The next ARE dividend is payable on July 15, 2022, to shareholders of record on June 30, 2022. The common stock dividend for the 12 months ending June 30, 2022, of $4.72 per common share represents an increase of 24 cents, or 6 percent, over the 12 months ended June 30, 2021. The new annual dividend rate of $4.72 per ARE share yields 2,8% at a stock price of $165.
ARE DIVIDEND HISTORY
- Years increased: 13 (as of 2022)
- Average 5 year CAGR: 5.6%
- Annual dividend payment: $731 million
- Biggest dividend hike this decade: 2013 (+21.4%)

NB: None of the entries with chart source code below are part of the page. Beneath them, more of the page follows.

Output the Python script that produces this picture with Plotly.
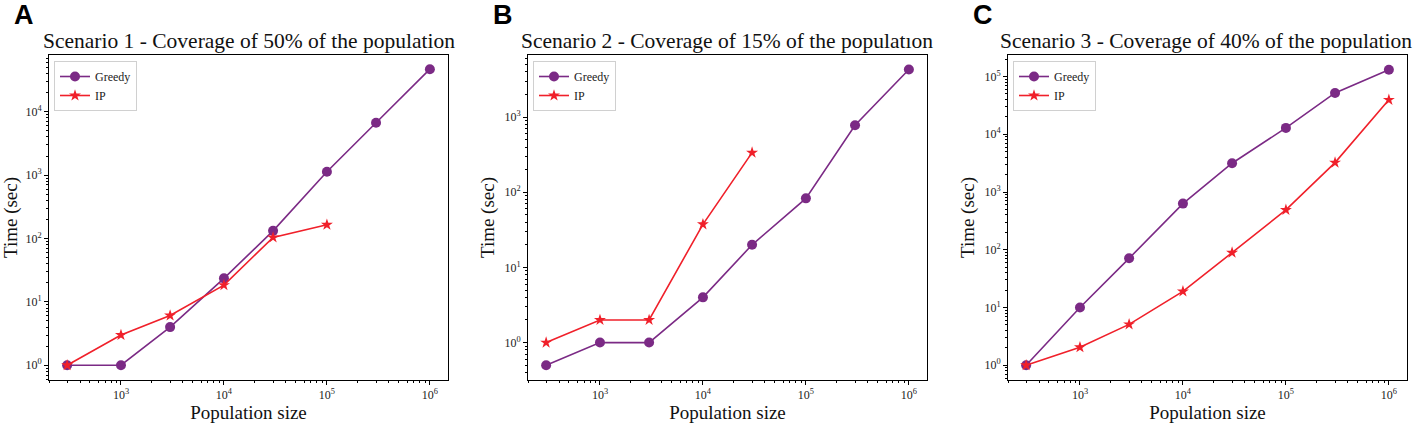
import plotly.graph_objects as go

# population sizes (shared x values)
pop = [300, 1000, 3000, 10000, 30000, 100000, 300000, 1000000]

# scenario 1 - 50% coverage
greedy_1 = [1, 1, 4, 23.5, 132, 1130, 6700, 47000]
ip_1 = [1, 3, 6.1, 18.4, 104, 165]

# scenario 2 - 15% coverage
greedy_2 = [0.5, 1, 1, 4, 20, 83, 780, 4300]
ip_2 = [1, 2, 2, 37.5, 337]

# scenario 3 - 40% coverage
greedy_3 = [1, 10, 71, 630, 3150, 12900, 52000, 131000]
ip_3 = [1, 2.05, 5.1, 19, 89, 490, 3230, 39500]

titles = [
    "Scenario 1 - Coverage of 50% of the population",
    "Scenario 2 - Coverage of 15% of the populatıon",
    "Scenario 3 - Coverage of 40% of the population",
]
letters = ["A", "B", "C"]
y_ranges = [(-0.233, 4.896), (-0.498, 3.827), (-0.256, 5.373)]
y_decades = [[0, 1, 2, 3, 4], [0, 1, 2, 3], [0, 1, 2, 3, 4, 5]]
x_decades = [3, 4, 5, 6]

PURPLE = "#7B2A85"
RED = "#F0202A"
SERIF = "Liberation Serif, Times New Roman, serif"

W, H = 1417, 426
x_px = [(49, 448), (528, 927), (1008, 1407)]
y_dom = [1 - 380 / H, 1 - 55 / H]


def pow_labels(exps):
    return [10 ** e for e in exps], ["10<sup>%d</sup>" % e for e in exps]


fig = go.Figure()
series = [(greedy_1, ip_1), (greedy_2, ip_2), (greedy_3, ip_3)]

for i, (g, ip) in enumerate(series):
    n = "" if i == 0 else str(i + 1)
    fig.add_trace(go.Scatter(
        x=pop[:len(g)], y=g, name="Greedy", mode="lines+markers",
        line=dict(color=PURPLE, width=1.6),
        marker=dict(symbol="circle", size=10, color=PURPLE),
        xaxis="x" + n, yaxis="y" + n, legend="legend" + n,
    ))
    fig.add_trace(go.Scatter(
        x=pop[:len(ip)], y=ip, name="IP", mode="lines+markers",
        line=dict(color=RED, width=1.6),
        marker=dict(symbol="star", size=9, color=RED),
        xaxis="x" + n, yaxis="y" + n, legend="legend" + n,
    ))

    x0, x1 = x_px[i]
    axis_common = dict(
        type="log", showline=True, linecolor="black", linewidth=1, mirror=True,
        ticks="outside", ticklen=4, tickcolor="black",
        showgrid=False, zeroline=False,
        tickfont=dict(family=SERIF, size=12, color="#222"),
        minor=dict(ticks="outside", ticklen=2, tickcolor="black", dtick="D1", showgrid=False),
    )
    xv, xt = pow_labels(x_decades)
    yv, yt = pow_labels(y_decades[i])
    fig.layout["xaxis" + n] = dict(
        axis_common, domain=[x0 / W, x1 / W], anchor="y" + n,
        range=[2.301, 6.176], tickmode="array", tickvals=xv, ticktext=xt,
        title=dict(text="Population size", standoff=4,
                   font=dict(family=SERIF, size=19, color="#111")),
    )
    fig.layout["yaxis" + n] = dict(
        axis_common, domain=y_dom, anchor="x" + n,
        range=list(y_ranges[i]), tickmode="array", tickvals=yv, ticktext=yt,
        title=dict(text="Time (sec)", standoff=4,
                   font=dict(family=SERIF, size=19, color="#111")),
    )
    fig.layout["legend" + n] = dict(
        x=(x0 + 5) / W, y=1 - 61 / H, xanchor="left", yanchor="top",
        bgcolor="white", bordercolor="#d0d0d0", borderwidth=1,
        font=dict(family=SERIF, size=12, color="#222"),
        itemwidth=30, tracegroupgap=0,
    )
    fig.add_annotation(
        text=titles[i], x=(x0 + x1) / 2 / W - (2 / W if i == 2 else 0), y=1 - 41 / H,
        xref="paper", yref="paper", showarrow=False,
        xanchor="center", yanchor="middle",
        font=dict(family=SERIF, size=21.5, color="#111"),
    )
    fig.add_annotation(
        text="<b>" + letters[i] + "</b>", x=(x0 - 37) / W, y=1 - 15 / H,
        xref="paper", yref="paper", showarrow=False,
        xanchor="left", yanchor="middle",
        font=dict(family="Liberation Sans, Arial, sans-serif", size=27, color="black"),
    )

fig.update_layout(
    width=W, height=H, margin=dict(l=0, r=0, t=0, b=0),
    plot_bgcolor="white", paper_bgcolor="white",
)

fig.write_html("out.html", config={"displayModeBar": False},
               post_script="document.body.style.margin='0px';")
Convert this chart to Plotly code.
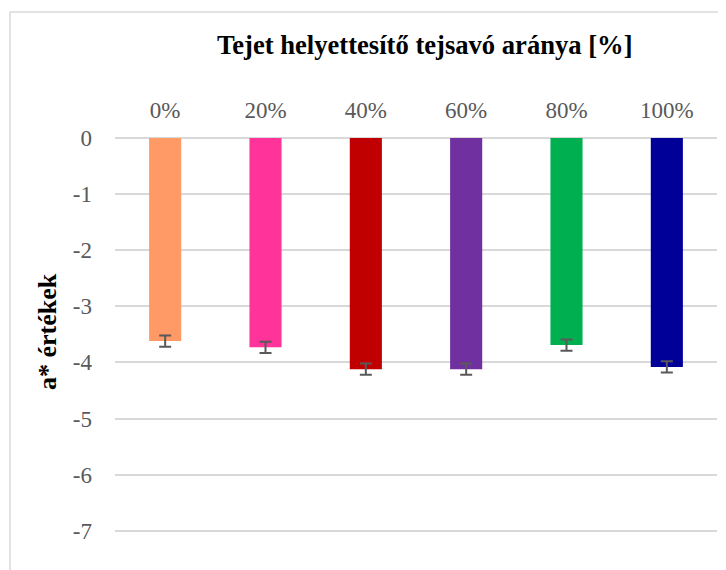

In its press release ARE states that `the dividend allows the company to share its continued high-quality, strong and increasing net cash provided by operating activities with its common shareholders while it retains significant cash provided by operating activities for reinvestment into its highly leased pipeline of development and redevelopment of new Class A properties. The company's funds from operations (FFO) payout ratio (quarterly common stock dividends divided by quarterly funds from operations) remains favorably low at 57 percent for the three months ended March 31, 2022. Additionally, growth in net cash provided by operating activities after dividends continues to generate opportunities to increase the company's quarterly cash dividend per common share while enabling it to maintain a low FFO payout ratio.`
Alexandria Real Estate Equities, Inc. is an urban office real estate investment trust (REIT) focused on collaborative life science and technology campuses in AAA innovation cluster locations. Its locations include Greater Boston, San Francisco, New York City, San Diego, Seattle, Maryland and Research Triangle. Alexandria Real Estate Equities was founded in 1994 and has paid a dividend every year since 1997.